Symposium

Amsterdam Symposium on the History of Food

The Amsterdam Symposium on the History of Food is the annual international point of assembly and an exchange of knowledge in the field of Food history in the Netherlands.

Organised by Allard Pierson | Collections of the University of Amsterdam, the Amsterdam School of Historical Studies, University of Amsterdam, the Rural and Environmental History Group, Wageningen University & Research and the research unit Social & Cultural Food Studies (FOST) of the Vrije Universiteit Brussel.
Date

Fri 15 November 2019 until Sat 16 November 2019

Venue Aula of the University of Amsterdam

(Post)colonial foodways; creating, negotiating, and resisting transnational food systems

Because of its manifold effects on individuals, cultures, and countries, from the 15th century onwards the colonial era had far-reaching impacts on existing foodways. Colonial rulers often imposed exploitative food systems upon the colonized, resulting in relationships that have been perpetuated, mediated, and resisted to this day. Because of their troubling and complex legacy, colonial foodways have become an essential theme in recent histories of transnational food production, consumption and trade practices from early modern mercantilism to the present. By shifting the focus from two-way colonizer-colonized relationships towards (post)colonial networks and their various nexuses, truly transnational histories are emerging that decenter Europe and go beyond traditional narratives.

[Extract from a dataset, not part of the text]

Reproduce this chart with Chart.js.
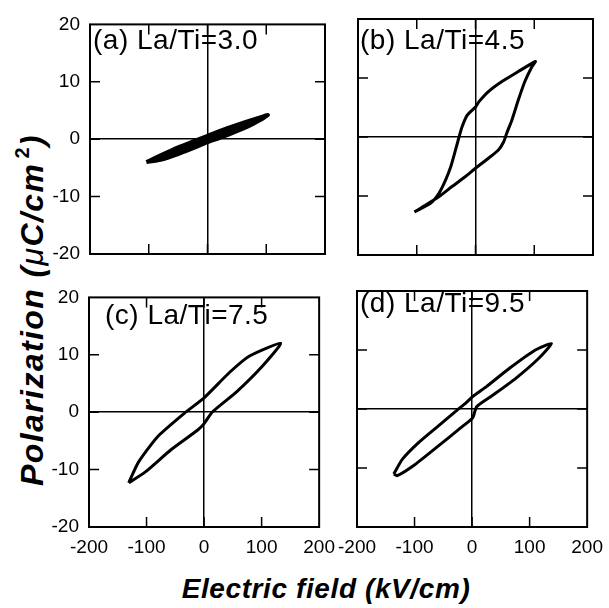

Food history and (post)colonial history intersect in various ways. Theories about exploration and exploitation offer insights into (proto)capitalism and the consumption of commodities, the agency of populations in the Global South, the transfer of food technologies, and the ecological impact of restructuring and repurposing vast areas of land. Studying material culture and (post)colonial food customs, furthermore, advances an in-depth understanding of the historical negotiation of identities and ideologies. The hybridization of national and migrant cuisines, culinary (neo)colonialism, and shifting perceptions of gastronomic ‘authenticity’ all underwrite the continuing influence of the colonial era on how we speak about food and, subsequently, about ourselves.